== What is asked ==
Leave out the images and repeat the listing below without a single change.

== Stored data ==
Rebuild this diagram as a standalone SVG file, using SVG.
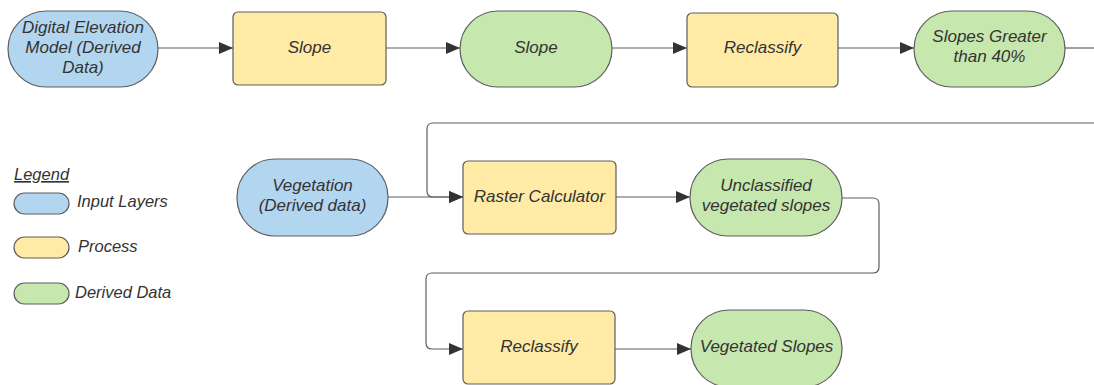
<svg xmlns="http://www.w3.org/2000/svg" width="1094" height="385" viewBox="0 0 1094 385">
  <style>
    .input { fill: #b3d6f0; stroke: #5e5e5e; stroke-width: 1.2; }
    .process { fill: #ffeaa6; stroke: #5e5e5e; stroke-width: 1.2; }
    .derived { fill: #c6e7ad; stroke: #5e5e5e; stroke-width: 1.2; }
    .label { font-family: "Liberation Sans", Arial, sans-serif; font-style: italic; font-size: 17px; fill: #333333; text-anchor: middle; }
    .legend { font-family: "Liberation Sans", Arial, sans-serif; font-style: italic; font-size: 16.5px; fill: #333333; }
    .conn { fill: none; stroke: #5e5e5e; stroke-width: 1.2; }
  </style>
  <defs>
    <marker id="arrow" viewBox="0 0 14 12" refX="14" refY="6" markerWidth="14" markerHeight="12" markerUnits="userSpaceOnUse" orient="auto">
      <path d="M0,0 L14,6 L0,12 Z" fill="#333333"/>
    </marker>
  </defs>

  <rect width="1094" height="385" fill="#ffffff"/>

  <!-- connectors -->
  <g id="connectors">
    <path class="conn" d="M158,48 H233" marker-end="url(#arrow)"/>
    <path class="conn" d="M386,48 H460" marker-end="url(#arrow)"/>
    <path class="conn" d="M612,48 H687" marker-end="url(#arrow)"/>
    <path class="conn" d="M838,48 H914" marker-end="url(#arrow)"/>
    <path class="conn" d="M1065,48 H1094"/>
    <path class="conn" d="M1094,123 H433 Q427,123 427,129 V191 Q427,197 433,197 H463" marker-end="url(#arrow)"/>
    <path class="conn" d="M388,197 H463" marker-end="url(#arrow)"/>
    <path class="conn" d="M616,197 H690" marker-end="url(#arrow)"/>
    <path class="conn" d="M842,198 H873 Q879,198 879,204 V267 Q879,273 873,273 H432 Q426,273 426,279 V343 Q426,349 432,349 H463" marker-end="url(#arrow)"/>
    <path class="conn" d="M615,349 H691" marker-end="url(#arrow)"/>
  </g>

  <!-- top row -->
  <g id="dem">
    <rect class="input" x="8" y="11" width="150" height="76" rx="38"/>
    <text class="label"><tspan x="83" y="33">Digital Elevation</tspan><tspan x="83" y="53">Model (Derived</tspan><tspan x="83" y="73">Data)</tspan></text>
  </g>
  <g id="slope-process">
    <rect class="process" x="233" y="12" width="153" height="73" rx="5"/>
    <text class="label" x="309.5" y="53">Slope</text>
  </g>
  <g id="slope-data">
    <rect class="derived" x="460" y="11" width="152" height="76" rx="38"/>
    <text class="label" x="536" y="53">Slope</text>
  </g>
  <g id="reclassify-1">
    <rect class="process" x="687" y="13" width="151" height="74" rx="5"/>
    <text class="label" x="762.5" y="53">Reclassify</text>
  </g>
  <g id="slopes-greater">
    <rect class="derived" x="914" y="11" width="151" height="76" rx="38"/>
    <text class="label"><tspan x="989.5" y="42">Slopes Greater</tspan><tspan x="989.5" y="62">than 40%</tspan></text>
  </g>

  <!-- middle row -->
  <g id="vegetation">
    <rect class="input" x="237" y="159" width="151" height="77" rx="38"/>
    <text class="label"><tspan x="312.5" y="191">Vegetation</tspan><tspan x="312.5" y="211">(Derived data)</tspan></text>
  </g>
  <g id="raster-calculator">
    <rect class="process" x="463" y="161" width="153" height="73" rx="5"/>
    <text class="label" x="539.5" y="202">Raster Calculator</text>
  </g>
  <g id="unclassified">
    <rect class="derived" x="690" y="159" width="152" height="77" rx="38"/>
    <text class="label"><tspan x="766" y="191">Unclassified</tspan><tspan x="766" y="211">vegetated slopes</tspan></text>
  </g>

  <!-- bottom row -->
  <g id="reclassify-2">
    <rect class="process" x="463" y="311" width="152" height="73" rx="5"/>
    <text class="label" x="539" y="352">Reclassify</text>
  </g>
  <g id="vegetated-slopes">
    <rect class="derived" x="691" y="310" width="151" height="77" rx="38"/>
    <text class="label" x="766.5" y="352">Vegetated Slopes</text>
  </g>

  <!-- legend -->
  <g id="legend">
    <text class="legend" x="14" y="180" text-decoration="underline">Legend</text>
    <rect class="input" x="14" y="193" width="55" height="21" rx="10.5"/>
    <text class="legend" x="77" y="207">Input Layers</text>
    <rect class="process" x="14" y="237" width="55" height="21" rx="10.5"/>
    <text class="legend" x="78" y="252">Process</text>
    <rect class="derived" x="14" y="283" width="55" height="21" rx="10.5"/>
    <text class="legend" x="75" y="298">Derived Data</text>
  </g>
</svg>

== Task solution ==
Rebuild this diagram as a standalone SVG file, using SVG.
<svg xmlns="http://www.w3.org/2000/svg" width="1094" height="385" viewBox="0 0 1094 385">
  <style>
    .input { fill: #b3d6f0; stroke: #5e5e5e; stroke-width: 1.2; }
    .process { fill: #ffeaa6; stroke: #5e5e5e; stroke-width: 1.2; }
    .derived { fill: #c6e7ad; stroke: #5e5e5e; stroke-width: 1.2; }
    .label { font-family: "Liberation Sans", Arial, sans-serif; font-style: italic; font-size: 17px; fill: #333333; text-anchor: middle; }
    .legend { font-family: "Liberation Sans", Arial, sans-serif; font-style: italic; font-size: 16.5px; fill: #333333; }
    .conn { fill: none; stroke: #5e5e5e; stroke-width: 1.2; }
  </style>
  <defs>
    <marker id="arrow" viewBox="0 0 14 12" refX="14" refY="6" markerWidth="14" markerHeight="12" markerUnits="userSpaceOnUse" orient="auto">
      <path d="M0,0 L14,6 L0,12 Z" fill="#333333"/>
    </marker>
  </defs>

  <rect width="1094" height="385" fill="#ffffff"/>

  <!-- connectors -->
  <g id="connectors">
    <path class="conn" d="M158,48 H233" marker-end="url(#arrow)"/>
    <path class="conn" d="M386,48 H460" marker-end="url(#arrow)"/>
    <path class="conn" d="M612,48 H687" marker-end="url(#arrow)"/>
    <path class="conn" d="M838,48 H914" marker-end="url(#arrow)"/>
    <path class="conn" d="M1065,48 H1094"/>
    <path class="conn" d="M1094,123 H433 Q427,123 427,129 V191 Q427,197 433,197 H463" marker-end="url(#arrow)"/>
    <path class="conn" d="M388,197 H463" marker-end="url(#arrow)"/>
    <path class="conn" d="M616,197 H690" marker-end="url(#arrow)"/>
    <path class="conn" d="M842,198 H873 Q879,198 879,204 V267 Q879,273 873,273 H432 Q426,273 426,279 V343 Q426,349 432,349 H463" marker-end="url(#arrow)"/>
    <path class="conn" d="M615,349 H691" marker-end="url(#arrow)"/>
  </g>

  <!-- top row -->
  <g id="dem">
    <rect class="input" x="8" y="11" width="150" height="76" rx="38"/>
    <text class="label"><tspan x="83" y="33">Digital Elevation</tspan><tspan x="83" y="53">Model (Derived</tspan><tspan x="83" y="73">Data)</tspan></text>
  </g>
  <g id="slope-process">
    <rect class="process" x="233" y="12" width="153" height="73" rx="5"/>
    <text class="label" x="309.5" y="53">Slope</text>
  </g>
  <g id="slope-data">
    <rect class="derived" x="460" y="11" width="152" height="76" rx="38"/>
    <text class="label" x="536" y="53">Slope</text>
  </g>
  <g id="reclassify-1">
    <rect class="process" x="687" y="13" width="151" height="74" rx="5"/>
    <text class="label" x="762.5" y="53">Reclassify</text>
  </g>
  <g id="slopes-greater">
    <rect class="derived" x="914" y="11" width="151" height="76" rx="38"/>
    <text class="label"><tspan x="989.5" y="42">Slopes Greater</tspan><tspan x="989.5" y="62">than 40%</tspan></text>
  </g>

  <!-- middle row -->
  <g id="vegetation">
    <rect class="input" x="237" y="159" width="151" height="77" rx="38"/>
    <text class="label"><tspan x="312.5" y="191">Vegetation</tspan><tspan x="312.5" y="211">(Derived data)</tspan></text>
  </g>
  <g id="raster-calculator">
    <rect class="process" x="463" y="161" width="153" height="73" rx="5"/>
    <text class="label" x="539.5" y="202">Raster Calculator</text>
  </g>
  <g id="unclassified">
    <rect class="derived" x="690" y="159" width="152" height="77" rx="38"/>
    <text class="label"><tspan x="766" y="191">Unclassified</tspan><tspan x="766" y="211">vegetated slopes</tspan></text>
  </g>

  <!-- bottom row -->
  <g id="reclassify-2">
    <rect class="process" x="463" y="311" width="152" height="73" rx="5"/>
    <text class="label" x="539" y="352">Reclassify</text>
  </g>
  <g id="vegetated-slopes">
    <rect class="derived" x="691" y="310" width="151" height="77" rx="38"/>
    <text class="label" x="766.5" y="352">Vegetated Slopes</text>
  </g>

  <!-- legend -->
  <g id="legend">
    <text class="legend" x="14" y="180" text-decoration="underline">Legend</text>
    <rect class="input" x="14" y="193" width="55" height="21" rx="10.5"/>
    <text class="legend" x="77" y="207">Input Layers</text>
    <rect class="process" x="14" y="237" width="55" height="21" rx="10.5"/>
    <text class="legend" x="78" y="252">Process</text>
    <rect class="derived" x="14" y="283" width="55" height="21" rx="10.5"/>
    <text class="legend" x="75" y="298">Derived Data</text>
  </g>
</svg>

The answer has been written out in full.